Exercise description:
Write the listing below out again exactly, dropping the images.

Raw data:
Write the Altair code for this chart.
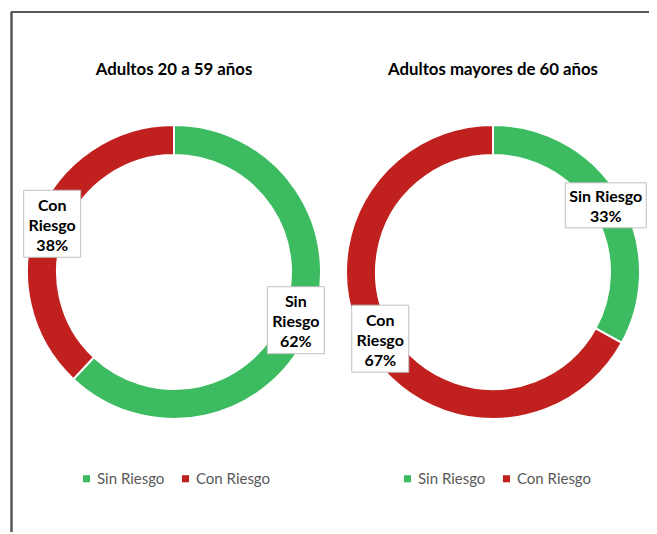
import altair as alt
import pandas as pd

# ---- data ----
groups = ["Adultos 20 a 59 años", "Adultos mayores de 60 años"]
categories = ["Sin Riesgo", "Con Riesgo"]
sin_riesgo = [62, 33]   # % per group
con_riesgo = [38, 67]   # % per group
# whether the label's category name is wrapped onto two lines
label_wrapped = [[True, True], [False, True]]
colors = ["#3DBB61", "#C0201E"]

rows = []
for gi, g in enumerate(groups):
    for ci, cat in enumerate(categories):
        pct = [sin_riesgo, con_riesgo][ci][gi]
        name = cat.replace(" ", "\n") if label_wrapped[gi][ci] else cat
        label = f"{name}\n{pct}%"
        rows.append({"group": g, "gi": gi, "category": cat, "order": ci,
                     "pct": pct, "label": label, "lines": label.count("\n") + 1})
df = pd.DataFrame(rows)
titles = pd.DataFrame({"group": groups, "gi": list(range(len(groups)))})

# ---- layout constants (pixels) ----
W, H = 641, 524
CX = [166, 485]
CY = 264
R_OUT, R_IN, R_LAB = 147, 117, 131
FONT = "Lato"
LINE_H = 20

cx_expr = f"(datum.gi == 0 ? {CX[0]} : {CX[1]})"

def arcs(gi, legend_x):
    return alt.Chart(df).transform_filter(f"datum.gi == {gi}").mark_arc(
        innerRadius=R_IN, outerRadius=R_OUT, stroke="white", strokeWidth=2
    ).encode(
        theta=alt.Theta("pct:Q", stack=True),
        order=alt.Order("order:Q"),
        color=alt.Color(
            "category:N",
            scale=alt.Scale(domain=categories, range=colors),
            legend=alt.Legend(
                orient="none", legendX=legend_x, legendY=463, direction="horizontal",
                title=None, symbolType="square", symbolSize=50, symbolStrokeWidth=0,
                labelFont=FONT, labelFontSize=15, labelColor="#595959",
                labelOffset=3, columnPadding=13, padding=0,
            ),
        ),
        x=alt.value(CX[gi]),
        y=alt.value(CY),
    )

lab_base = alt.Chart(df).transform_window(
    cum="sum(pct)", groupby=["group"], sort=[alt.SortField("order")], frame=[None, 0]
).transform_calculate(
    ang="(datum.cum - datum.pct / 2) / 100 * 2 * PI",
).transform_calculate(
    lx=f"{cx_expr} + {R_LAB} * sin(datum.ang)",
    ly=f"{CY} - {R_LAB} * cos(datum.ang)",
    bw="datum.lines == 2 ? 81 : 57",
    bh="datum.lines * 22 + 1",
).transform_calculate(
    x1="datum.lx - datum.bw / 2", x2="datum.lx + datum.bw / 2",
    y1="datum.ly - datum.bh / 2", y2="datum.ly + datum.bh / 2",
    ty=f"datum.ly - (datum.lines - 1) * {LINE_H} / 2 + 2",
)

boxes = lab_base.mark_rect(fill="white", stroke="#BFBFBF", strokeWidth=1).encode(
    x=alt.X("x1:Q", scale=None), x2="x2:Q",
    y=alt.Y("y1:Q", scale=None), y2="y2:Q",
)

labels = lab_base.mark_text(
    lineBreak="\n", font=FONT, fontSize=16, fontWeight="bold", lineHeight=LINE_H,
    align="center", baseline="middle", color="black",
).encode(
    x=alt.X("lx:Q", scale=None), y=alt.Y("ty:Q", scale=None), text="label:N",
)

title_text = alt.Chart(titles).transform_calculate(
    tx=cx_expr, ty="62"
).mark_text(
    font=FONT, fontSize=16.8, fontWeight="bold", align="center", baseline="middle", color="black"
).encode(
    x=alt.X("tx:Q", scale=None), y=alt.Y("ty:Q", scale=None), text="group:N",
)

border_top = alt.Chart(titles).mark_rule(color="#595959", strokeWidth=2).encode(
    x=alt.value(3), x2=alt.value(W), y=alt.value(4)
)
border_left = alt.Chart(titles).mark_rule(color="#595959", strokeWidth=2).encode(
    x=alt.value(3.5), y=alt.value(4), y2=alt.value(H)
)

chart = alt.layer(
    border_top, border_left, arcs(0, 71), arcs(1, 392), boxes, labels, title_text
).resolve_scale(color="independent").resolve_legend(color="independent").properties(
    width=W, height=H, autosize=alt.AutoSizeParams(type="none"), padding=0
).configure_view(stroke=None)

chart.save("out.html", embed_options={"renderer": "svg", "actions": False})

Solution to this task:
Write the Altair code for this chart.
import altair as alt
import pandas as pd

# ---- data ----
groups = ["Adultos 20 a 59 años", "Adultos mayores de 60 años"]
categories = ["Sin Riesgo", "Con Riesgo"]
sin_riesgo = [62, 33]   # % per group
con_riesgo = [38, 67]   # % per group
# whether the label's category name is wrapped onto two lines
label_wrapped = [[True, True], [False, True]]
colors = ["#3DBB61", "#C0201E"]

rows = []
for gi, g in enumerate(groups):
    for ci, cat in enumerate(categories):
        pct = [sin_riesgo, con_riesgo][ci][gi]
        name = cat.replace(" ", "\n") if label_wrapped[gi][ci] else cat
        label = f"{name}\n{pct}%"
        rows.append({"group": g, "gi": gi, "category": cat, "order": ci,
                     "pct": pct, "label": label, "lines": label.count("\n") + 1})
df = pd.DataFrame(rows)
titles = pd.DataFrame({"group": groups, "gi": list(range(len(groups)))})

# ---- layout constants (pixels) ----
W, H = 641, 524
CX = [166, 485]
CY = 264
R_OUT, R_IN, R_LAB = 147, 117, 131
FONT = "Lato"
LINE_H = 20

cx_expr = f"(datum.gi == 0 ? {CX[0]} : {CX[1]})"

def arcs(gi, legend_x):
    return alt.Chart(df).transform_filter(f"datum.gi == {gi}").mark_arc(
        innerRadius=R_IN, outerRadius=R_OUT, stroke="white", strokeWidth=2
    ).encode(
        theta=alt.Theta("pct:Q", stack=True),
        order=alt.Order("order:Q"),
        color=alt.Color(
            "category:N",
            scale=alt.Scale(domain=categories, range=colors),
            legend=alt.Legend(
                orient="none", legendX=legend_x, legendY=463, direction="horizontal",
                title=None, symbolType="square", symbolSize=50, symbolStrokeWidth=0,
                labelFont=FONT, labelFontSize=15, labelColor="#595959",
                labelOffset=3, columnPadding=13, padding=0,
            ),
        ),
        x=alt.value(CX[gi]),
        y=alt.value(CY),
    )

lab_base = alt.Chart(df).transform_window(
    cum="sum(pct)", groupby=["group"], sort=[alt.SortField("order")], frame=[None, 0]
).transform_calculate(
    ang="(datum.cum - datum.pct / 2) / 100 * 2 * PI",
).transform_calculate(
    lx=f"{cx_expr} + {R_LAB} * sin(datum.ang)",
    ly=f"{CY} - {R_LAB} * cos(datum.ang)",
    bw="datum.lines == 2 ? 81 : 57",
    bh="datum.lines * 22 + 1",
).transform_calculate(
    x1="datum.lx - datum.bw / 2", x2="datum.lx + datum.bw / 2",
    y1="datum.ly - datum.bh / 2", y2="datum.ly + datum.bh / 2",
    ty=f"datum.ly - (datum.lines - 1) * {LINE_H} / 2 + 2",
)

boxes = lab_base.mark_rect(fill="white", stroke="#BFBFBF", strokeWidth=1).encode(
    x=alt.X("x1:Q", scale=None), x2="x2:Q",
    y=alt.Y("y1:Q", scale=None), y2="y2:Q",
)

labels = lab_base.mark_text(
    lineBreak="\n", font=FONT, fontSize=16, fontWeight="bold", lineHeight=LINE_H,
    align="center", baseline="middle", color="black",
).encode(
    x=alt.X("lx:Q", scale=None), y=alt.Y("ty:Q", scale=None), text="label:N",
)

title_text = alt.Chart(titles).transform_calculate(
    tx=cx_expr, ty="62"
).mark_text(
    font=FONT, fontSize=16.8, fontWeight="bold", align="center", baseline="middle", color="black"
).encode(
    x=alt.X("tx:Q", scale=None), y=alt.Y("ty:Q", scale=None), text="group:N",
)

border_top = alt.Chart(titles).mark_rule(color="#595959", strokeWidth=2).encode(
    x=alt.value(3), x2=alt.value(W), y=alt.value(4)
)
border_left = alt.Chart(titles).mark_rule(color="#595959", strokeWidth=2).encode(
    x=alt.value(3.5), y=alt.value(4), y2=alt.value(H)
)

chart = alt.layer(
    border_top, border_left, arcs(0, 71), arcs(1, 392), boxes, labels, title_text
).resolve_scale(color="independent").resolve_legend(color="independent").properties(
    width=W, height=H, autosize=alt.AutoSizeParams(type="none"), padding=0
).configure_view(stroke=None)

chart.save("out.html", embed_options={"renderer": "svg", "actions": False})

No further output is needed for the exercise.